In today’s Gospel from St. Mark, Jesus heals a man with an unclean spirit. The people “were amazed and asked one another, ‘What is this? A new teaching with authority.'” Earlier in this passage and again in others, we hear expressed, in one way or the other, the idea that Jesus taught with authority; I’ve commented on such passages before.
Authority is a word many of us have difficulty with. We are suspicious of others telling us what we have to do (or believe). When I was a law student, I had a sign over my office door that read “Question Authority,” which expressed well my view…then and now.

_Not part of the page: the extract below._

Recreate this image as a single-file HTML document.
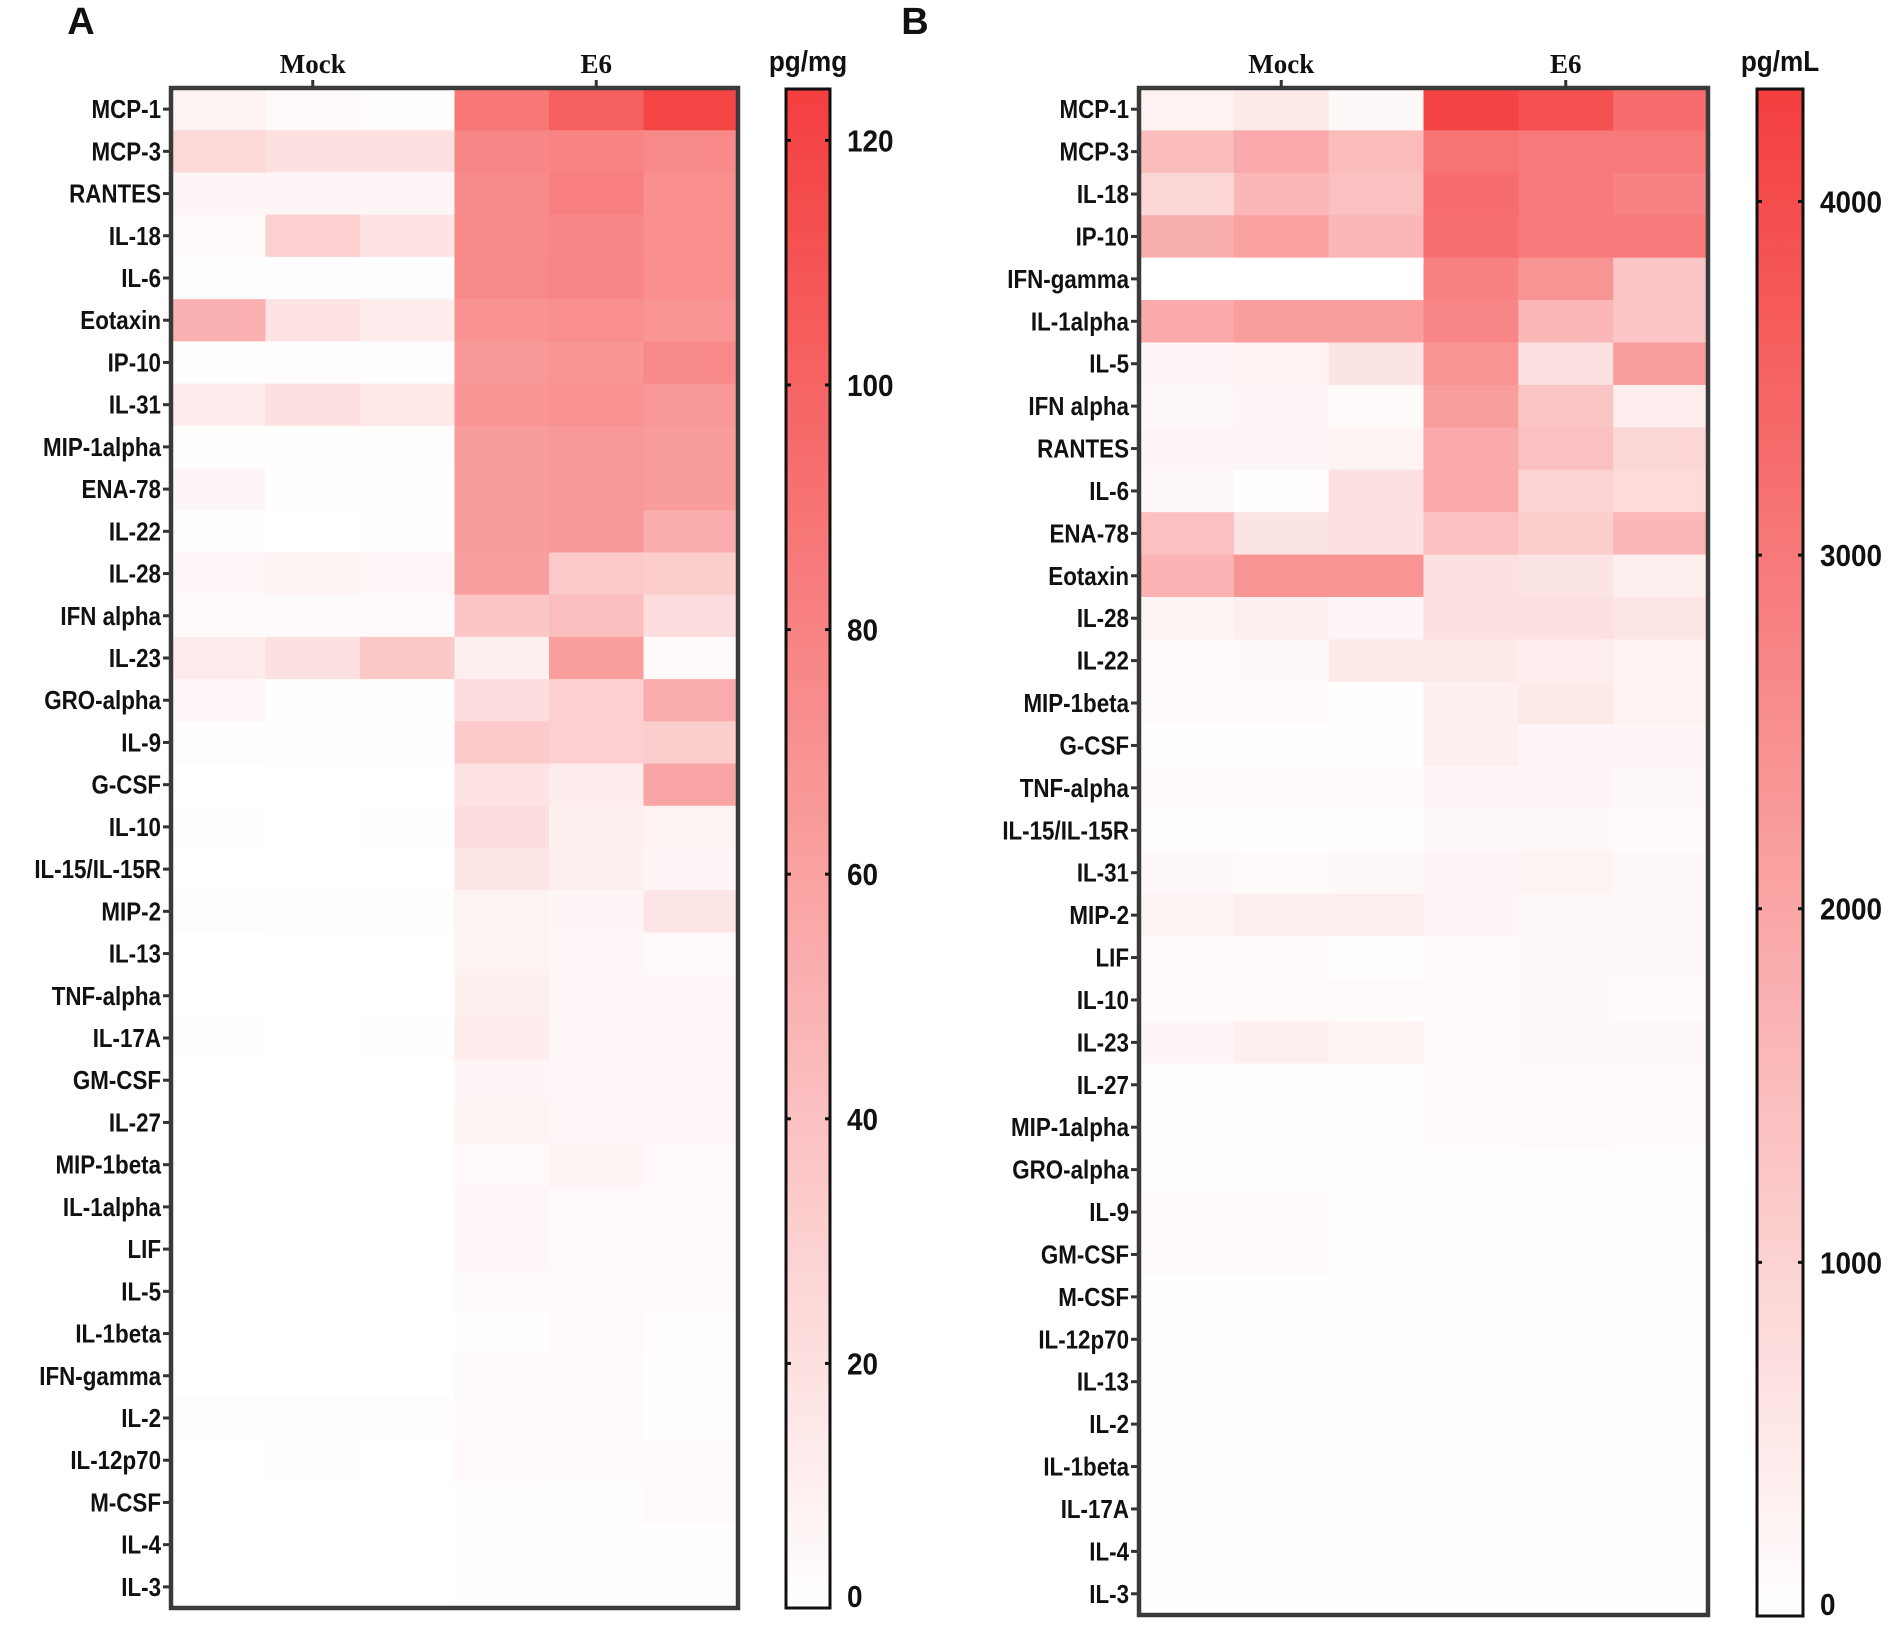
<!DOCTYPE html>
<html><head><meta charset="utf-8">
<style>
html,body{margin:0;padding:0;background:#fff;}
svg{display:block;}
.lab{font-family:"Liberation Sans Narrow","Liberation Sans",sans-serif;font-weight:bold;fill:#111;}
.grp{font-family:"Liberation Serif",serif;font-weight:bold;fill:#111;}
</style></head>
<body>
<svg id="chart" width="1901" height="1631" viewBox="0 0 1901 1631" xmlns="http://www.w3.org/2000/svg"></svg>
<script>
const labelsA = ["MCP-1","MCP-3","RANTES","IL-18","IL-6","Eotaxin","IP-10","IL-31","MIP-1alpha","ENA-78","IL-22","IL-28","IFN alpha","IL-23","GRO-alpha","IL-9","G-CSF","IL-10","IL-15/IL-15R","MIP-2","IL-13","TNF-alpha","IL-17A","GM-CSF","IL-27","MIP-1beta","IL-1alpha","LIF","IL-5","IL-1beta","IFN-gamma","IL-2","IL-12p70","M-CSF","IL-4","IL-3"];
const valuesA = [
[8,3,2,88,102,120],[25,20,20,78,80,75],[6,6,6,75,82,72],[4,30,18,75,77,72],[1,0.5,0.5,76,78,72],
[50,18,12,70,73,68],[2,2,1,66,68,76],[12,20,15,68,70,66],[2,2,2,64,66,64],[6,1,1,64,66,64],
[1,0,1,64,66,52],[5,7,5,62,34,32],[3,3,3,37,42,22],[12,20,35,10,63,3],[5,1,1,22,30,54],
[2,1,1,34,30,32],[0,0,0,18,12,58],[0.5,0,0.5,21,10,8],[0,0,0,17,10,6],[2,1,1,8,6,17],
[0,0,0,8,5,4],[0,0,0,10,5,5],[0.5,0,1,12,5,5],[0,0,0,6,5,5],[0,0,0,7,5,5],
[0,0,0,4,8,4],[0,0,0,5,4,3],[0,0,0,5,3,3],[0,0,0,3,3,3],[0,0,0,2,4,2],
[0,0,0,3,3,2],[2,2,2,3,3,1],[0,1,0,4,3,3],[0,0,0,2,2,4],[0,0,0,2,2,1],[0,0,0,2,2,1]];
const ticksA = [0,20,40,60,80,100,120];
const maxA = 124.2;

const labelsB = ["MCP-1","MCP-3","IL-18","IP-10","IFN-gamma","IL-1alpha","IL-5","IFN alpha","RANTES","IL-6","ENA-78","Eotaxin","IL-28","IL-22","MIP-1beta","G-CSF","TNF-alpha","IL-15/IL-15R","IL-31","MIP-2","LIF","IL-10","IL-23","IL-27","MIP-1alpha","GRO-alpha","IL-9","GM-CSF","M-CSF","IL-12p70","IL-13","IL-2","IL-1beta","IL-17A","IL-4","IL-3"];
const valuesB = [
[300,500,150,4200,3900,3300],[1500,1900,1500,3100,3000,3000],[900,1600,1400,3300,3000,2800],[1800,2100,1600,3200,3000,3000],
[0,0,0,2800,2400,1300],[1900,2200,2200,2700,1600,1300],[200,300,600,2400,700,2200],[150,200,100,2200,1300,400],
[200,200,250,1900,1400,900],[150,50,700,1900,1000,800],[1400,600,700,1400,1100,1600],[1700,2400,2400,700,600,350],
[250,350,200,700,700,550],[80,150,500,500,400,300],[80,80,50,350,500,300],[30,20,20,350,200,200],
[100,120,120,200,200,150],[50,50,50,150,150,100],[150,80,150,200,250,150],[250,350,350,200,150,150],
[80,80,50,100,150,150],[80,80,80,100,150,100],[200,350,250,100,150,150],[30,30,30,80,100,100],
[30,30,30,80,120,80],[30,30,30,60,60,60],[80,80,50,60,60,60],[80,100,50,50,50,50],
[30,30,30,40,40,40],[30,30,30,40,40,40],[20,20,20,30,30,30],[20,30,20,30,30,30],
[20,20,20,30,30,30],[20,20,20,20,20,20],[20,20,20,20,20,20],[20,20,20,20,20,20]];
const ticksB = [0,1000,2000,3000,4000];
const maxB = 4318;
const groups = ["Mock","E6"];

const NS = "http://www.w3.org/2000/svg";
const svg = document.getElementById("chart");
function mk(tag, attrs, parent, text){
  const e = document.createElementNS(NS, tag);
  for (const k in attrs) e.setAttribute(k, attrs[k]);
  if (text !== undefined) e.textContent = text;
  (parent || svg).appendChild(e);
  return e;
}
function color(t){
  t = Math.max(0, Math.min(1, t));
  const r = Math.round(255 + (244-255)*t);
  const g = Math.round(255 + (62-255)*t);
  const b = Math.round(255 + (62-255)*t);
  return "rgb("+r+","+g+","+b+")";
}
const defs = mk("defs", {});
const grad = mk("linearGradient", {id:"cb", x1:"0", y1:"1", x2:"0", y2:"0"}, defs);
mk("stop", {offset:"0", "stop-color":color(0)}, grad);
mk("stop", {offset:"1", "stop-color":color(1)}, grad);

function panel(p){
  const g = mk("g", {});
  
  
  const n = p.labels.length, cols = 6;
  const cw = (p.x1 - p.x0)/cols, rh = (p.y1 - p.y0)/n;
  const xs = c => p.x0 + c*cw;
  const ys = r => p.y0 + r*rh;
  p.values.forEach((row, r) => {
    row.forEach((v, c) => {
      const cell = mk("rect", {x:xs(c), y:ys(r), width:cw+0.6, height:rh+0.6, fill:color(v/p.max)}, g);
      
      
    });
    const tk = mk("line", {x1:p.x0-8, x2:p.x0, y1:ys(r)+rh/2, y2:ys(r)+rh/2, stroke:"#333", "stroke-width":3}, g);
    
    
    const t = mk("text", {transform:"translate("+(p.x0-10)+","+(ys(r)+rh/2+9)+") scale(0.86,1)", "text-anchor":"end", "font-size":26, class:"lab"}, g, p.labels[r]);
    
    
  });
  const fr = mk("rect", {x:p.x0, y:p.y0, width:p.x1-p.x0, height:p.y1-p.y0, fill:"none", stroke:"#3a3a3a", "stroke-width":4.5}, g);
  
  
  groups.forEach((gn, i) => {
    const cx = xs(i*3 + 1.5);
    const l = mk("line", {x1:cx, x2:cx, y1:p.y0-8, y2:p.y0, stroke:"#333", "stroke-width":3}, g);
    
    
    const t = mk("text", {x:cx, y:p.y0-15, "text-anchor":"middle", "font-size":27, class:"grp"}, g, gn);
    
    
  });
  const cb = mk("rect", {x:p.cx0, y:p.cy0, width:p.cx1-p.cx0, height:p.cy1-p.cy0, fill:"url(#cb)", stroke:"#111", "stroke-width":3}, g);
  
  
  const cy = v => p.cy1 - (v/p.max)*(p.cy1-p.cy0);
  p.ticks.forEach(v => {
    const y = cy(v);
    if (v > 0) {
      mk("line", {x1:p.cx0, x2:p.cx0+5, y1:y, y2:y, stroke:"#111", "stroke-width":3}, g);
      mk("line", {x1:p.cx1-5, x2:p.cx1, y1:y, y2:y, stroke:"#111", "stroke-width":3}, g);
    }
    const ty = (v===0? p.cy1-1 : y+11);
    const t = mk("text", {transform:"translate("+(p.cx1+17)+","+ty+") scale(0.9,1)", "font-size":31, class:"lab"}, g, String(v));
    
    
  });
  const u = mk("text", {transform:"translate("+((p.cx0+p.cx1)/2)+","+(p.y0-17)+") scale(0.9,1)", "text-anchor":"middle", "font-size":29, class:"lab"}, g, p.unit);
  
  
  const L = mk("text", {x:p.lx, y:34, "font-size":38, class:"lab", "text-anchor":"middle"}, g, p.letter);
  
  
}
panel({name:"panel-a", labels:labelsA, values:valuesA, max:maxA, ticks:ticksA,
  x0:171, x1:738, y0:88, y1:1608, cx0:786, cx1:830, cy0:89, cy1:1608, unit:"pg/mg", letter:"A", lx:81});
panel({name:"panel-b", labels:labelsB, values:valuesB, max:maxB, ticks:ticksB,
  x0:1139, x1:1708, y0:88, y1:1615, cx0:1757, cx1:1803, cy0:89, cy1:1616, unit:"pg/mL", letter:"B", lx:915});
</script>
</body></html>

In talking about belief in “Our Lord” Jesus Christ in her book In Search of Belief, Joan Chittister helpfully distinguishes between “the personal authority of Jesus” and “the official authority of the systems around him.” The latter had to do with “the trappings of power, the oppression of the powerful, the favoring of institutional control over the need of [individuals].” Jesus, in contrast, “governed no one” and “enriched everyone.” Chittister writes
The personal authority of Jesus far outweighed the official authority of the systems arounds him. He wore no phylacteries. He rode on donkeys. He held no positions. And he listened to everyone. He listened to blind beggars and foreign soldiers and small children and contentious Pharisees and homorrhaging women. His only rules were love. He went about forgiving sins and curing ills and confronting the legalisms of the institutions so that people could be free. He preached that when mercy and peace and compassion and justice set into a people, that the kingdom of God broke into their lives at the same time. And the followed him from one end of the country to the other in droves. He was the Lord without lordliness. No chains, no miters, no thrones, no public relations advisors. He lorded it over no one. He died on a cross and compelled an empire.
The personal authority of Jesus is one I can accept without the hesitations that the word “authority” tend to raise in me. It is an authority I can be moved by. Something I can follow from one end of the world to another.